Today we decided to go out for lunch (as we often do on a Sunday) and we drove in beautiful sunshine back to the village I was born in.

I only lived here until I was 6, but it holds many happy memories for me, even though the village - in common with so many small English places - has changed from being the vibrant little community with shops & post office that I remember to a purely residential place...the butcher and hairdresser now estate agents, the chemist, grocers and newsagents all private homes. But my first little school still stands on the village green, the pond is the same one I used to 'fish' in with a bamboo pole & piece of useless hanging string, and if I close my eyes I can almost see 2 tiny girls, their newborn sister in a pram, running over the harebells to play on the common by the church.

Before I drowned Paul in all this nostalgia, we stopped for lunch at a gastropub we've been to before. It's part of a small chain, we know & like the others but this one has been disappointing before so we thought we'd give it another try to see if it's changed. Sadly not. It's a beautiful, ancient building that has been renovated and decorated beautifully and sympathetically....authentic low beams, flagstoned floors, mismatched chairs, tapestry rugs and muted colours on the walls. The staff are young, efficient and friendly, there are newspapers to read and dogs are welcome (they have their own jar of biscuits on the bar) What's the problem, you may ask. In short, the most important thing....the food, of course! The menu looks and reads wonderfully (almost the most frustrating thing, it promises so much!) All the right things : Local ham hock terrine with home made piccallilli, locally reared roast pork, Organic smoked salmon with caper berries and horseradish creme fraiche....mmm. But everything was slightly wrong. I ordered 2 starters (something I often do at lunchtime) homemade hummus and pumpkin seed flatbread for my first dish, poached pear, walnut & blue cheese salad with wholegrain mustard dressing to follow., with a side order of unusual beetroot fritters with horseradish.Perfect.
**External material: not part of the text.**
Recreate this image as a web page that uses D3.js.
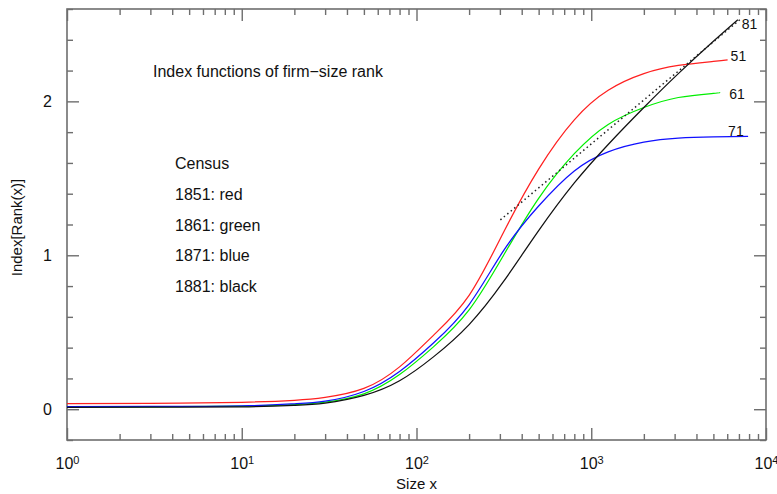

The flatbread was certainly homemade, looked good (chargrilled in stripes, a nice touch) but SO oversalted - and I'm someone who loves salt - that it was almost inedible. And the hummus. My friend Rami would have had a fit of apoplexy! I don't think there was much tahini in it, no garlic, minimal lemon juice and a strange, bitty texture....almost separated. I've thought long and hard about the taste and what was wrong. I honestly think that they hadn't cooked the chickpeas.....soaked, yes, but if they'd seen boiling water I'd be very surprised. So weird. I'm just hoping (3 hours on) that there will be no toxic effects - although I obviously didn't eat much.
Salad next....really just an assembly dish, no real skills involved. Pear, blue cheese & walnuts with watercress and mustard dressing. No walnuts. Anywhere. I called the waiter over. "I think they may have forgotten to add the walnuts to my salad?" "yup, highly likely" he laughed and went to the kitchen, returning with a small bowl of nuts fresh out of the packet. Somehow the magic was lost! The beetroot fritters - more tempura really - were the best bit of my meal, although the batter was chewy and slightly tough instead of being crisp and light. The beetroot quarters themselves were lovely and the horseradish went perfectly with their earthy blandness. Hardly a meal, though.

We didn't have coffee or dessert (we wouldn't usually at lunchtime anyway) but left unsatisfied and frustrated. Great looking building, good location and such a dearth of  other good eating places in this very affluent area so close to London..... but so badly let down by lack of attention to detail and poor kitchen skills. At a time when even wonderful places are having to think of new ways to attract and retain customers, it seems a big mistake to actually repel them like this. We won't be back in a hurry.